"The Cabin in the Woods" (2012)
I’ve been racking my brains, but for the life of me I can’t think of any TV series or film that Joss Whedon has made that wasn’t brilliant. The Buffy the Vampire Slayer film doesn’t count, since he was so ignored in the making of it and so dissatisfied with the end result that he went on to make the TV show. So with that sort of track record, I went into The Cabin in the Woods this afternoon feeling a little nervous.
Understand, I went into the cinema knowing only two things: that it was produced by Whedon, and that it was a horror film. Which wasn’t really a lot. I’ve since looked up the trailer, and seen after the film it does an incredible job of walking the tightrope between making the film look interesting and not revealing the twists that make it excellent.
Because it is excellent.
It operates on two levels. The first is the classic horror film: college students spending a weekend at a remote cabin in the woods, where they are set upon by various nasties. It has all the tropes of horror, even down to the roles of the characters: the dumb girl; the alpha male; the brainy good guy; the innocent good girl; and the drugged out waster.

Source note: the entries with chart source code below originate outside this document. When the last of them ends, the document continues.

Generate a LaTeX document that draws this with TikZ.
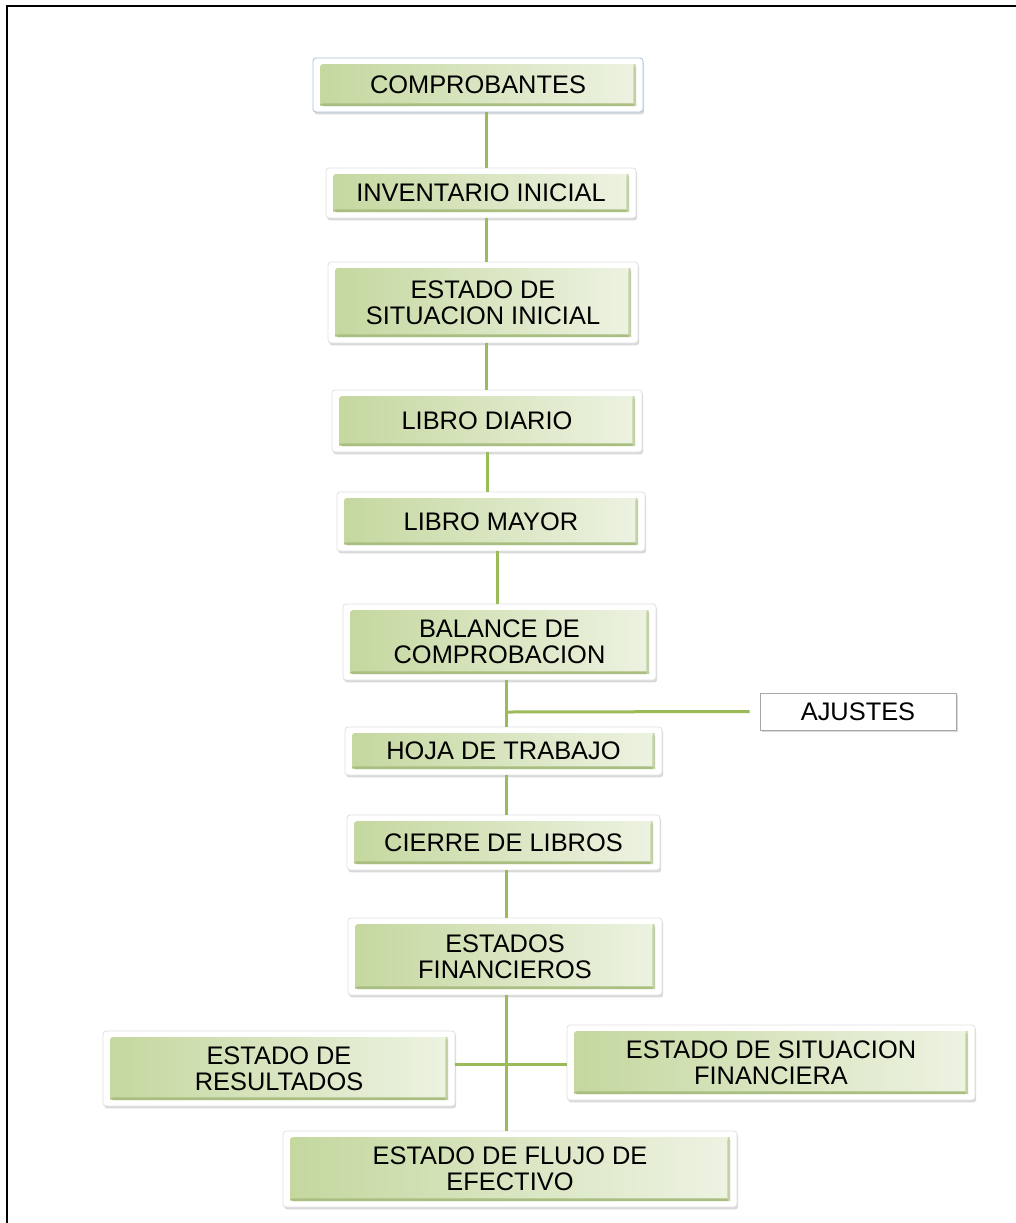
\documentclass[tikz,border=0pt]{standalone}
\usepackage{fontspec}
\setmainfont{Liberation Sans}
\usetikzlibrary{shadows}
\definecolor{gline}{HTML}{9BBB59}
\definecolor{gA}{HTML}{C4D79E}
\definecolor{gB}{HTML}{EEF3E3}
\definecolor{gD}{HTML}{A9BE80}
\definecolor{selblue}{HTML}{A8BEDD}
\tikzset{
  gbox/.style={draw=black!12, fill=white, rounded corners=1.5pt, align=center,
    font=\fontsize{12.7}{13}\selectfont, text=black,
    drop shadow={shadow xshift=0.6pt, shadow yshift=-1.2pt, opacity=0.25, fill=black!60},
    path picture={
      \shade[left color=gA, right color=gB]
        ([shift={(3.5pt,-3pt)}]path picture bounding box.north west) rectangle
        ([shift={(-3.5pt,3pt)}]path picture bounding box.south east);
      \fill[gD]
        ([shift={(3.5pt,3pt)}]path picture bounding box.south west) rectangle
        ([shift={(-3.5pt,4.3pt)}]path picture bounding box.south east);
      \fill[gD!70]
        ([shift={(-4.8pt,3pt)}]path picture bounding box.south east) rectangle
        ([shift={(-3.5pt,-3pt)}]path picture bounding box.north east);
    }},
  wbox/.style={draw=black!35, fill=white, align=center,
    font=\fontsize{12.7}{13}\selectfont, text=black,
    drop shadow={shadow xshift=0.8pt, shadow yshift=-0.8pt, opacity=0.25, fill=black!60}},
  conn/.style={draw=gline, line width=1.5pt},
  frame/.style={draw=black, line width=1.4pt}
}
\begin{document}
\begin{tikzpicture}[x=0.5pt,y=-0.5pt]
\useasboundingbox (0,0) rectangle (1016,1223);
\draw[frame] (7,1223) -- (7,6) -- (1016,6);

\node[gbox, draw=selblue, minimum width=165pt, minimum height=27pt] (comp) at (478,85) {COMPROBANTES};
\node[gbox, minimum width=155pt, minimum height=25pt] (inv) at (481,193) {INVENTARIO INICIAL};
\node[gbox, minimum width=155pt, minimum height=40.5pt] (esi) at (483,302.5) {ESTADO DE\\SITUACION INICIAL};
\node[gbox, minimum width=155pt, minimum height=31pt] (ldi) at (487,421) {LIBRO DIARIO};
\node[gbox, minimum width=154pt, minimum height=29.5pt] (lma) at (491,521.5) {LIBRO MAYOR};
\node[gbox, minimum width=156.5pt, minimum height=38pt] (bal) at (499.5,642) {BALANCE DE\\COMPROBACION};
\node[gbox, minimum width=158.5pt, minimum height=24pt] (hoja) at (503.5,751) {HOJA DE TRABAJO};
\node[wbox, minimum width=98pt, minimum height=18.5pt] (aju) at (858,711.5) {AJUSTES};
\node[gbox, minimum width=156.5pt, minimum height=27.5pt] (cie) at (503.5,842.5) {CIERRE DE LIBROS};
\node[gbox, minimum width=157pt, minimum height=38.5pt] (ef) at (505,956.5) {ESTADOS\\FINANCIEROS};
\node[gbox, minimum width=176pt, minimum height=37.5pt] (er) at (279,1068.5) {ESTADO DE\\RESULTADOS};
\node[gbox, minimum width=204pt, minimum height=37.5pt] (esf) at (771,1062.5) {ESTADO DE SITUACION\\FINANCIERA};
\node[gbox, minimum width=227pt, minimum height=38pt] (efe) at (510,1169) {ESTADO DE FLUJO DE\\EFECTIVO};

\coordinate (xa) at (486,0);
\coordinate (xb) at (487,0);
\coordinate (xc) at (497,0);
\coordinate (xd) at (506,0);
\coordinate (ja) at (506,712);
\coordinate (jb) at (506,1064);

\begin{scope}[on background layer/.style={}]
\draw[conn] (comp.south -| xa) -- (inv.north -| xa);
\draw[conn] (inv.south -| xa) -- (esi.north -| xa);
\draw[conn] (esi.south -| xa) -- (ldi.north -| xa);
\draw[conn] (ldi.south -| xb) -- (lma.north -| xb);
\draw[conn] (lma.south -| xc) -- (bal.north -| xc);
\draw[conn] (bal.south -| xd) -- (hoja.north -| xd);
\draw[conn] (ja) -- ([xshift=-5pt]aju.west);
\draw[conn] (hoja.south -| xd) -- (cie.north -| xd);
\draw[conn] (cie.south -| xd) -- (ef.north -| xd);
\draw[conn] (ef.south -| xd) -- (efe.north -| xd);
\draw[conn] (er.east |- jb) -- (esf.west |- jb);
\end{scope}
\end{tikzpicture}
\end{document}
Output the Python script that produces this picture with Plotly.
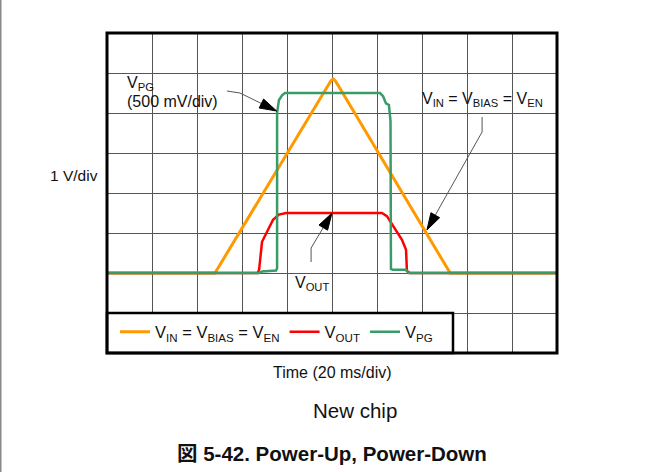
import plotly.graph_objects as go

# Oscilloscope capture: power-up / power-down sequence
# Horizontal: time in ms (20 ms/div), vertical: volts (1 V/div; VPG at 500 mV/div)
t_vin = [0, 48, 97.5, 99.5, 100.5, 101.5, 103.5, 152.5, 200]
v_vin = [0, 0, 4.62, 4.8, 4.85, 4.8, 4.62, 0, 0]

t_vout = [0, 67, 67.6, 68.4, 68.9, 73.8, 76.4, 79.6, 122.2, 124.4, 125.8,
          131.1, 132.9, 133.3, 134.7, 200]
v_vout = [0, 0, 0.08, 0.58, 0.78, 1.33, 1.46, 1.5, 1.5, 1.42, 1.3,
          0.83, 0.58, 0.05, 0, 0]

t_vpg = [0, 67.6, 68.9, 75.1, 75.6, 75.6, 76.4, 77.8, 79.1, 121.3, 122.7,
         124.0, 125.3, 125.8, 126.0, 126.2, 127.0, 132.9, 134.2, 200]
v_vpg = [0, 0, 0.02, 0.03, 0.06, 2.0, 2.16, 2.22, 2.25, 2.25, 2.21,
         2.12, 2.1, 2.0, 1.9, 0.05, 0.04, 0.04, 0, 0]

x_range = [0, 200]     # 10 divisions x 20 ms
y_range = [-2, 6]      # 8 divisions x 1 V
y2_range = [-1, 3]     # 8 divisions x 0.5 V

W, H = 664, 472
ML, MR, MT, MB = 107, 107, 33, 119
PW, PH = W - ML - MR, H - MT - MB
PX_PER_X = PW / (x_range[1] - x_range[0])
PX_PER_Y = PH / (y_range[1] - y_range[0])

FONT = "Arial, 'Liberation Sans', 'Noto Sans CJK JP', sans-serif"
TXT = "#111111"
C_VIN, C_VOUT, C_VPG = "#FF9900", "#FF0000", "#389B68"

fig = go.Figure()
fig.add_trace(go.Scatter(x=t_vin, y=v_vin, mode="lines",
                         line=dict(color=C_VIN, width=3),
                         name="V<sub>IN</sub> = V<sub>BIAS</sub> = V<sub>EN</sub>"))
fig.add_trace(go.Scatter(x=t_vout, y=v_vout, mode="lines",
                         line=dict(color=C_VOUT, width=2.5),
                         name="V<sub>OUT</sub>"))
fig.add_trace(go.Scatter(x=t_vpg, y=v_vpg, mode="lines", yaxis="y2",
                         line=dict(color=C_VPG, width=2.5),
                         name="V<sub>PG</sub>"))


def leader(points, tail, tip, head_len=17, half_w=5):
    """Polyline callout ending in a filled arrowhead (drawn in screen units)."""
    shapes = []
    pts = list(points) + [tip]
    dxp = (tip[0] - tail[0]) * PX_PER_X
    dyp = (tip[1] - tail[1]) * PX_PER_Y
    n = (dxp ** 2 + dyp ** 2) ** 0.5
    ux, uy = dxp / n, dyp / n
    bx = tip[0] - ux * head_len / PX_PER_X
    by = tip[1] - uy * head_len / PX_PER_Y
    path = "M" + " L".join(f"{p[0]},{p[1]}" for p in pts[:-1]) + f" L{bx},{by}"
    shapes.append(dict(type="path", path=path, xref="x", yref="y",
                       line=dict(color="#555555", width=1)))
    px_, py_ = -uy, ux
    c1 = (bx + px_ * half_w / PX_PER_X, by + py_ * half_w / PX_PER_Y)
    c2 = (bx - px_ * half_w / PX_PER_X, by - py_ * half_w / PX_PER_Y)
    head = f"M{tip[0]},{tip[1]} L{c1[0]},{c1[1]} L{c2[0]},{c2[1]} Z"
    shapes.append(dict(type="path", path=head, xref="x", yref="y",
                       fillcolor="black", line=dict(color="black", width=1)))
    return shapes


shapes = []
# callouts
shapes += leader([(53.3, 4.55), (59.1, 4.5)], (59.1, 4.5), (75.4, 4.05))
shapes += leader([(166.7, 3.9), (166.7, 3.525)], (166.7, 3.525), (142.2, 1.075))
shapes += leader([(90.7, 0.275), (90.7, 0.625)], (90.7, 0.625), (100.0, 1.5))

# legend panel
shapes.append(dict(type="rect", xref="paper", yref="paper",
                   x0=0, x1=346 / PW, y0=0, y1=40 / PH,
                   fillcolor="white", line=dict(color="black", width=2.5),
                   layer="above"))
# outer frame
shapes.append(dict(type="rect", xref="paper", yref="paper",
                   x0=0, x1=1, y0=0, y1=1,
                   line=dict(color="black", width=3), layer="above"))
# page edge rule
shapes.append(dict(type="line", xref="paper", yref="paper",
                   x0=-(ML - 0.75) / PW, x1=-(ML - 0.75) / PW,
                   y0=-MB / PH, y1=(PH + MT) / PH,
                   line=dict(color="#888888", width=1.5)))


def note(text, x, y, size, ref="data", xanchor="center"):
    r = ("x", "y") if ref == "data" else ("paper", "paper")
    return dict(x=x, y=y, xref=r[0], yref=r[1], xanchor=xanchor,
                yanchor="middle", text=text, showarrow=False,
                font=dict(size=size, color=TXT, family=FONT))


ann = [
    note("V<sub>PG</sub>", 8, 4.75, 16, xanchor="left"),
    note("(500 mV/div)", 8, 4.3, 16, xanchor="left"),
    note("V<sub>IN</sub> = V<sub>BIAS</sub> = V<sub>EN</sub>", 167.1, 4.33, 16),
    note("V<sub>OUT</sub>", 90.9, -0.25, 16),
    note("1 V/div", -7 / PW, (353 - 175) / PH, 15.5, ref="paper",
         xanchor="right"),
    note("Time (20 ms/div)", 0.5, -19 / PH, 16, ref="paper"),
    note("New chip", 248 / PW, -57 / PH, 20.5, ref="paper"),
    note("<b>図 5-42. Power-Up, Power-Down</b>", 0.5, -100 / PH, 20.5,
         ref="paper"),
]

grid = dict(showgrid=True, gridcolor="#555555", gridwidth=1, zeroline=False,
            showticklabels=False, ticks="", showline=False)

fig.update_layout(
    width=W, height=H,
    margin=dict(l=ML, r=MR, t=MT, b=MB),
    paper_bgcolor="white", plot_bgcolor="white",
    xaxis=dict(range=x_range, dtick=20, tick0=0, **grid),
    yaxis=dict(range=y_range, dtick=1, tick0=0, **grid),
    yaxis2=dict(range=y2_range, overlaying="y", showgrid=False, zeroline=False,
                showticklabels=False, ticks="", showline=False),
    showlegend=True,
    legend=dict(orientation="h", x=8 / PW, y=21 / PH, xanchor="left",
                yanchor="middle", bgcolor="rgba(0,0,0,0)", borderwidth=0,
                font=dict(size=16.5, color=TXT, family=FONT),
                itemclick=False, itemdoubleclick=False),
    shapes=shapes,
    annotations=ann,
)

fig.write_html("out.html")
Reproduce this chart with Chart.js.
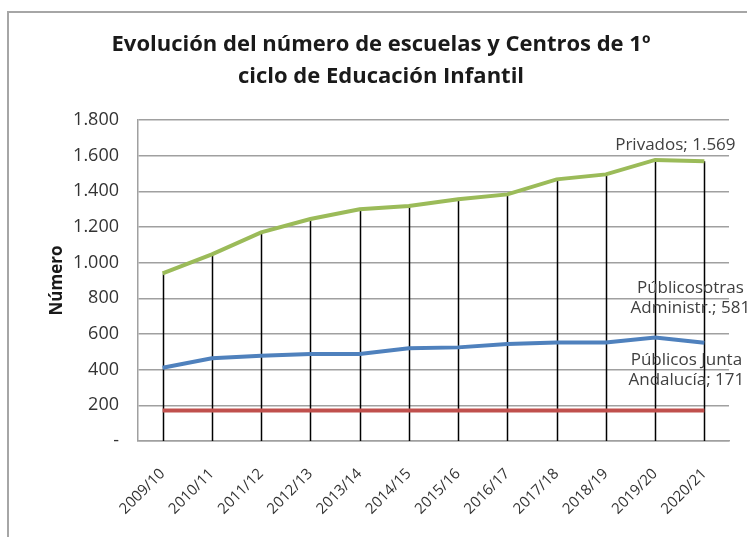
<!DOCTYPE html>
<html>
<head>
<meta charset="utf-8">
<script src="https://cdn.jsdelivr.net/npm/chart.js@4.4.1/dist/chart.umd.min.js"></script>
<style>
  html, body { margin: 0; padding: 0; background: #fff; overflow: hidden; width: 747px; height: 537px; }
  #frame { position: absolute; left: 7px; top: 11px; width: 744px; height: 540px; border: 2px solid #a6a6a6; background: #fff; }
  #c { display: block; }
</style>
</head>
<body>
<div id="frame"><canvas id="c" width="744" height="530"></canvas></div>
<script>
// ---- data ----
const categories = ['2009/10','2010/11','2011/12','2012/13','2013/14','2014/15','2015/16','2016/17','2017/18','2018/19','2019/20','2020/21'];
const privados = [940, 1047, 1170, 1245, 1300, 1318, 1355, 1383, 1467, 1495, 1576, 1569];
const publicosOtras = [411, 464, 478, 488, 488, 520, 525, 544, 553, 553, 581, 551];
const publicosJunta = [171, 171, 171, 171, 171, 171, 171, 171, 171, 171, 171, 171];
const yTickLabels = ['-', '200', '400', '600', '800', '1.000', '1.200', '1.400', '1.600', '1.800'];
const seriesNames = ['Privados', 'Públicos otras Administr.', 'Públicos Junta Andalucía'];
const endLabels = [['Privados; 1.569'], ['Públicosotras', 'Administr.; 581'], ['Públicos Junta', 'Andalucía; 171']];
const titleLines = ['Evolución del número de escuelas y Centros de 1º', 'ciclo de Educación Infantil'];
const yAxisTitle = 'Número';

const FONT = '"Open Sans", "Liberation Sans", sans-serif';

// drop lines from the top series down to the axis
const dropLines = {
  id: 'dropLines',
  beforeDatasetsDraw(chart) {
    const meta = chart.getDatasetMeta(0);
    const ctx = chart.ctx;
    const bottom = chart.chartArea.bottom;
    ctx.save();
    ctx.strokeStyle = '#000';
    ctx.lineWidth = 1.5;
    meta.data.forEach(pt => {
      ctx.beginPath();
      ctx.moveTo(Math.round(pt.x) + 0.5, pt.y);
      ctx.lineTo(Math.round(pt.x) + 0.5, bottom);
      ctx.stroke();
    });
    ctx.restore();
  }
};

// end-of-series labels
const labelOffsets = [
  { dx: -29, dy: [-16] },
  { dx: -14, dy: [-55, -35] },
  { dx: -18, dy: [-50, -30] }
];
const endLabelPlugin = {
  id: 'endLabels',
  afterDatasetsDraw(chart) {
    const ctx = chart.ctx;
    ctx.save();
    ctx.font = '17px ' + FONT;
    ctx.fillStyle = '#404040';
    ctx.textAlign = 'center';
    ctx.textBaseline = 'middle';
    endLabels.forEach((lines, i) => {
      const meta = chart.getDatasetMeta(i);
      const pt = meta.data[meta.data.length - 1];
      const off = labelOffsets[i];
      lines.forEach((t, j) => ctx.fillText(t, pt.x + off.dx, pt.y + off.dy[j]));
    });
    ctx.restore();
  }
};

new Chart(document.getElementById('c'), {
  type: 'line',
  data: {
    labels: categories,
    datasets: [
      { label: seriesNames[0], data: privados, borderColor: '#9BBB59', backgroundColor: '#9BBB59', borderWidth: 4, pointRadius: 0, tension: 0 },
      { label: seriesNames[1], data: publicosOtras, borderColor: '#4F81BD', backgroundColor: '#4F81BD', borderWidth: 4, pointRadius: 0, tension: 0 },
      { label: seriesNames[2], data: publicosJunta, borderColor: '#C0504D', backgroundColor: '#C0504D', borderWidth: 4, pointRadius: 0, tension: 0 }
    ]
  },
  options: {
    responsive: false,
    animation: false,
    devicePixelRatio: 1,
    layout: { padding: { left: 24, right: 24, top: 0, bottom: 0 } },
    plugins: {
      legend: { display: false },
      tooltip: { enabled: false },
      title: {
        display: true,
        text: titleLines,
        color: '#1a1a1a',
        font: { family: FONT, size: 22, weight: 'bold', lineHeight: 32 / 22 },
        padding: { top: 16, bottom: 27 }
      }
    },
    scales: {
      x: {
        offset: true,
        grid: { display: false, drawTicks: false },
        border: { display: true, color: '#a0a0a0', width: 1.5 },
        ticks: {
          autoSkip: false, maxRotation: 45, minRotation: 45,
          padding: 24,
          color: '#333',
          font: { family: FONT, size: 15 }
        },
        afterFit(scale) { scale.height = 102; }
      },
      y: {
        min: 0, max: 1800,
        grid: { color: '#a0a0a0', lineWidth: 1.5, drawTicks: false },
        border: { display: true, color: '#a0a0a0', width: 1.5 },
        ticks: {
          stepSize: 200,
          padding: 19,
          color: '#333',
          font: { family: FONT, size: 18 },
          callback: (v, i) => yTickLabels[i]
        },
        title: {
          display: true,
          text: yAxisTitle,
          color: '#1a1a1a',
          font: { family: FONT, size: 17, weight: 'bold', lineHeight: 1.2 },
          padding: { top: 14, bottom: 0 }
        },
        afterFit(scale) { scale.width = 105; }
      }
    }
  },
  plugins: [dropLines, endLabelPlugin]
});
</script>
</body>
</html>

But the second level is where it’s at: the reasoning behind everything that’s happening. It adds a witty, sardonic sense of humour and a satirical edge. It pushes the boundaries and makes old ground new again, taking old ideas and making them new in a simple yet ingenious way that most films would never think of.
The cast is well picked, with the hapless victims perfectly attuned to their roles, from Chris Hemsworth’s classic jock, to a fantastically funny Franz Kranz (having lost none of his goofy charm from Whedon’s Dollhouse series) as the stoner. In fact, Whedon keeps to a bit of a theme, with Dollhouse‘s Amy Acker featuring as a supporting character, and Tom Lenk (Buffy‘s Andrew Wells) with a bit part.
But this is more than just a fan piece (though it will certainly delight Whedon’s devotees). There’s some great storytelling here, and in the subtext a lot of very skilful genre deconstruction. It will appeal to the casual horror fan, and give plenty for us genre anoraks to think on afterwards.
I think some viewers might not be enamoured with the ending, but for me it was perfect. As the climax drew close I was wondering how they would avoid writing (telling?) themselves into a corner, and it was a delight to see a conclusion without an unfulfilling deus ex machina.
On the whole, I would heartily recommend this to everyone. Going in with no preconceptions, I came out thoroughly entertained and having had a thoroughly enjoyable hour and a half. Go, see it. I wouldn’t usually say anything like this, but it’s probably the best horror film you’ll see all year.